Changement de culture dans les labos
C’est un pilier central de la science: reproduire les résultats déjà publiés. Mais rares sont les scientifiques à y investir du temps. Et lorsqu’ils le font, les vérifications se soldent souvent par un échec. Des institutions suisses s’engagent pour changer la situation.
Notre époque a beau être friande de fake news et de théories du complot, les sondages indiquent que le public fait toujours confiance à la science. Mais les scientifiques doutent d’elle probablement davantage qu’avant, notamment à cause du problème de la reproductibilité: un nombre croissant de découvertes publiées mais qui ne se vérifient pas lorsque les expériences sont répétées.
Cette situation résulte de nombreux facteurs: des statistiques douteuses, la pression à produire des découvertes spectaculaires, et le biais de publication, qui se nourrit de la réticence des scientifiques à soumettre des résultats négatifs ajoutée à celle des revues à les publier.
Des données solides et ouvertes
Les institutions suisses ont décidé de s’attaquer à la question. L’Université de Zurich a lancé en 2018 son Centre pour la science reproductible, dirigé par Leonhard Held. Après seulement un an, encore peu de résultats tangibles, mais beaucoup de choses qui se passent à l’arrière-plan, selon le professeur de biostatistique: «Nos efforts ont déjà rendu le problème de la reproductibilité plus visible et mieux connu dans l’ensemble de l’institution, notamment grâce à une journée dédiée à ce thème.»
Le centre a déposé plusieurs demandes de subsides afin d’investir dans la formation avec des cours sur les bonnes pratiques scientifiques et sur l’importance des résultats confirmatoires. «Pour l’instant, les scientifiques estiment encore trop souvent qu’avoir montré quelque chose implique que cela est vrai. Il faut développer une culture de la répétition des études.»
Le mouvement de la science ouverte promeut le partage des données et des méthodes, une stratégie clé pour la reproductibilité. Des institutions telles que l’EPFL et l’ETH Zurich organisent des séminaires sur ces thèmes, notamment sur la gestion des données de la recherche. Anna Krystalli, informaticienne à l’Université de Sheffield, était l’an dernier invitée à une école d’été commune aux deux institutions. Elle Adamdit avoir été frappée par deux choses: l’événement était organisé par les doctorants et non par des responsables de l’institution, et un des présidents y a participé par Skype. «Je crois que cela témoigne du soutien des hauts responsables, remarque-t-elle. Il semble constituer un élément fort de la culture suisse de la recherche. Difficile d’affirmer qu’il est meilleur qu’ailleurs, mais j’ai été impressionnée.» Ces rencontres ne font pas que sensibiliser les jeunes scientifiques, elles leur suggèrent qu’ils peuvent apporter des améliorations concrètes, en particulier en développant des logiciels plus efficaces pour partager des données et des codes informatiques.
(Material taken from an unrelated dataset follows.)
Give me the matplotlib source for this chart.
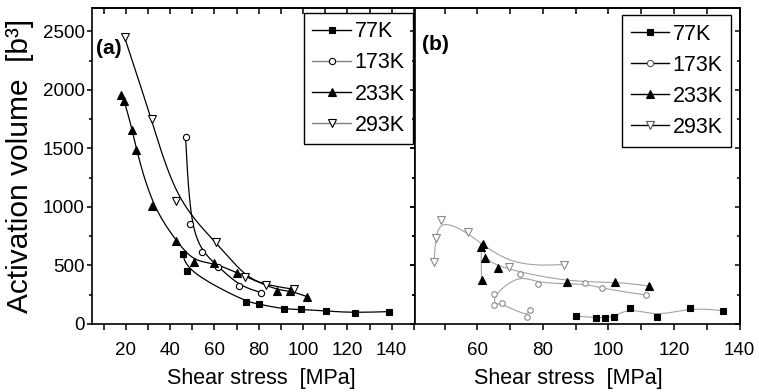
import numpy as np
import matplotlib
matplotlib.use("Agg")
import matplotlib.pyplot as plt
from matplotlib.lines import Line2D
from matplotlib.ticker import MultipleLocator

plt.rcParams['font.family'] = ['Liberation Sans', 'DejaVu Sans']

labels = ['77K', '173K', '233K', '293K']

# panel (a)
a_77_x = [45.8, 47.7, 74.1, 80.1, 91.2, 99.2, 110.4, 123.6, 138.9]
a_77_y = [600, 449, 189, 171, 126, 126, 109, 97, 106]
a_173_x = [47.0, 49.1, 54.5, 61.8, 71.1, 81.1]
a_173_y = [1600, 854, 614, 491, 326, 269]
a_233_x = [18.0, 19.4, 23.0, 24.8, 32.0, 42.7, 50.6, 59.7, 70.0, 88.2, 93.9, 101.8]
a_233_y = [1957, 1906, 1657, 1486, 1006, 711, 534, 523, 440, 286, 286, 234]
a_293_x = [19.5, 31.7, 42.7, 60.9, 73.9, 83.2, 95.8]
a_293_y = [2449, 1749, 1049, 697, 400, 334, 297]

# panel (b)
b_77_x = [90.0, 96.1, 99.0, 101.8, 106.6, 114.8, 124.9, 134.9]
b_77_y = [68, 54, 54, 63, 140, 63, 140, 114]
b_173_x = [76.1, 75.2, 67.6, 65.1, 65.1, 73.0, 78.4, 92.8, 97.9, 111.4]
b_173_y = [120, 63, 177, 163, 254, 428, 342, 348, 304, 248]
b_233_x = [61.3, 61.1, 61.6, 62.4, 66.4, 87.5, 102.0, 112.3]
b_233_y = [379, 662, 682, 562, 482, 357, 362, 325]
b_293_x = [46.8, 47.3, 48.8, 57.1, 69.7, 86.4]
b_293_y = [533, 739, 890, 790, 491, 508]

markers = ['s', 'o', '^', 'v']
GRAY = '#a3a3a3'


def bspline(x, y, n=25):
    # clamped uniform cubic B-spline, like Origin's "B-spline" connect mode
    px = np.r_[x[0], x[0], x, x[-1], x[-1]]
    py = np.r_[y[0], y[0], y, y[-1], y[-1]]
    t = np.linspace(0, 1, n)
    b0 = (1 - t) ** 3 / 6
    b1 = (3 * t ** 3 - 6 * t ** 2 + 4) / 6
    b2 = (-3 * t ** 3 + 3 * t ** 2 + 3 * t + 1) / 6
    b3 = t ** 3 / 6
    xs, ys = [], []
    for i in range(len(px) - 3):
        xs.append(b0 * px[i] + b1 * px[i + 1] + b2 * px[i + 2] + b3 * px[i + 3])
        ys.append(b0 * py[i] + b1 * py[i + 1] + b2 * py[i + 2] + b3 * py[i + 3])
    return np.concatenate(xs), np.concatenate(ys)


def style_axes(ax, xmin, xmax, xmajor, show_ylabels):
    ax.set_xlim(xmin, xmax)
    ax.set_ylim(0, 2700)
    ax.xaxis.set_major_locator(MultipleLocator(xmajor))
    ax.xaxis.set_minor_locator(MultipleLocator(xmajor / 2))
    ax.yaxis.set_major_locator(MultipleLocator(500))
    ax.yaxis.set_minor_locator(MultipleLocator(250))
    for s in ax.spines.values():
        s.set_linewidth(1.2)
    ax.tick_params(axis='x', which='both', direction='out', length=4.5,
                   width=1.1, labelsize=13.5, pad=8.5)
    ax.tick_params(axis='y', which='major', direction='out', length=3.3,
                   width=1.1, labelsize=13.5, pad=2, labelleft=show_ylabels)
    ax.tick_params(axis='y', which='minor', direction='out', length=2.5,
                   width=1.1)
    # ticks pointing inward on top and right
    top = ax.secondary_xaxis('top')
    top.xaxis.set_major_locator(MultipleLocator(xmajor))
    top.xaxis.set_minor_locator(MultipleLocator(xmajor / 2))
    top.tick_params(which='both', direction='in', length=4, width=1.1,
                    labeltop=False)
    right = ax.secondary_yaxis('right')
    right.yaxis.set_major_locator(MultipleLocator(500))
    right.yaxis.set_minor_locator(MultipleLocator(250))
    right.tick_params(which='major', direction='in', length=3.3, width=1.1,
                      labelright=False)
    right.tick_params(which='minor', direction='in', length=2.5, width=1.1)
    for sec in (top, right):
        for s in sec.spines.values():
            s.set_linewidth(1.2)


fig = plt.figure(figsize=(7.59, 3.92), dpi=100)
ax1 = fig.add_axes([92 / 759, 68 / 392, 323 / 759, 316 / 392])
ax2 = fig.add_axes([415 / 759, 68 / 392, 324.5 / 759, 316 / 392])

# ---- panel (a)
a_sets = [(a_77_x, a_77_y), (a_173_x, a_173_y), (a_233_x, a_233_y), (a_293_x, a_293_y)]
a_ms = [4, 4.5, 5.5, 5.5]
for (x, y), m, ms in zip(a_sets, markers, a_ms):
    ax1.plot(*bspline(x, y), color='black', lw=0.9, zorder=2)
    filled = m in ('s', '^')
    ax1.plot(x, y, ls='none', marker=m, ms=ms, mec='black', mew=0.8,
             mfc='black' if filled else 'white', zorder=3)

# ---- panel (b)
b_sets = [(b_77_x, b_77_y), (b_173_x, b_173_y), (b_233_x, b_233_y), (b_293_x, b_293_y)]
b_ms = [4.2, 4, 5.5, 5.5]
for (x, y), m, ms in zip(b_sets, markers, b_ms):
    ax2.plot(*bspline(x, y), color=GRAY, lw=0.8, zorder=2)
    filled = m in ('s', '^')
    ax2.plot(x, y, ls='none', marker=m, ms=ms,
             mec='black' if filled else '#8a8a8a', mew=0.8,
             mfc='black' if filled else 'white', zorder=3)

style_axes(ax1, 4.8, 150.5, 20, True)
style_axes(ax2, 41, 140, 20, False)

ax1.set_ylabel('Activation volume  [b³]', fontsize=21.5)
ax1.yaxis.set_label_coords(-0.18, 0.5)
ax1.set_xlabel('Shear stress  [MPa]', fontsize=15.5)
ax1.xaxis.set_label_coords(0.523, -0.14)
ax2.set_xlabel('Shear stress  [MPa]', fontsize=15.5)
ax2.xaxis.set_label_coords(0.471, -0.14)

ax1.text(0.012, 0.873, '(a)', transform=ax1.transAxes, fontsize=15,
         fontweight='bold', ha='left', va='center')
ax2.text(0.021, 0.885, '(b)', transform=ax2.transAxes, fontsize=15,
         fontweight='bold', ha='left', va='center')


def legend_handles(line_colors, edge_open):
    hs = []
    for m, lc, ms in zip(markers, line_colors, [4, 4.5, 5.5, 5.5]):
        filled = m in ('s', '^')
        hs.append(Line2D([], [], color=lc, lw=1, marker=m, ms=ms,
                         mec='black' if filled else edge_open, mew=0.8,
                         mfc='black' if filled else 'white'))
    return hs


leg_kw = dict(loc='upper right', fontsize=15.5, frameon=True, fancybox=False,
              framealpha=1, edgecolor='black', borderaxespad=0,
              handlelength=1.8, handletextpad=0.15, labelspacing=0.47,
              borderpad=0.4)
l1 = ax1.legend(legend_handles(['black', '#808080', 'black', '#808080'], 'black'),
                labels, bbox_to_anchor=(1 - 2 / 323, 1 - 4.7 / 316), **leg_kw)
l2 = ax2.legend(legend_handles(['black'] * 4, '#555555'),
                labels, bbox_to_anchor=(1 - 8.3 / 324.5, 1 - 7 / 316), **leg_kw)
for lg in (l1, l2):
    lg.get_frame().set_linewidth(1.0)
    lg.set_zorder(5)

fig.savefig('out.png', dpi=100)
Le bon côté de la paperasserie
«Les résultats qui ne résistent pas à l’examen représentent un défi pour toutes les institutions scientifiques», souligne Hanno Würbel de l’Université de Berne qui a examiné la reproductibilité des expérimentations précliniques. Selon lui, la recherche avec des animaux est bien placée pour aborder cette question parce que les protocoles expérimentaux s’accompagnent déjà de beaucoup de paperasse et de contrôles. On pourrait les adapter afin de garantir la reproductibilité des expériences avant même qu’elles ne commencent, notamment en s’assurant que la taille des échantillons soit garante de résultats statistiques significatifs. Ce domaine a l’habitude de ces procédures et serait donc moins susceptible de Gschmeissnerconsidérer de nouvelles mesures comme de la bureaucratie inutile à rejeter.
De nombreuses universités parlent de la nécessité de s’attaquer au problème mais les progrès dépendent souvent des individus. «L’éducation et la formation jouent un grand rôle. Pour que les choses changent, il faudra peut-être attendre que les scientifiques seniors partent à la retraite.»
Leonhard Held, lui, ne veut pas attendre et souhaite voir à Zurich des recherches en métascience, la science de la science. Une inspiration est le centre Metrics de l’Université Stanford: lancé en 2014 et dirigé par l’épidémiologiste John Ioannidis, il promeut la reproductibilité et s’intéresse à l’ensemble du cycle de la recherche, depuis la planification des expériences jusqu’à la diffusion des résultats en passant par les dispositifs d’encouragement et de récompense des scientifiques par les universités et les bailleurs de fonds.
Une grosse difficulté: le système universitaire favorise avant tout les scientifiques ayant de longues listes de publications dans des revues possédant un facteur d’impact élevé, alors même que ces dernières sont très rarement disposées à publier des études de vérification. Une chose à changer pour une recherche reproductible, en Suisse ou ailleurs.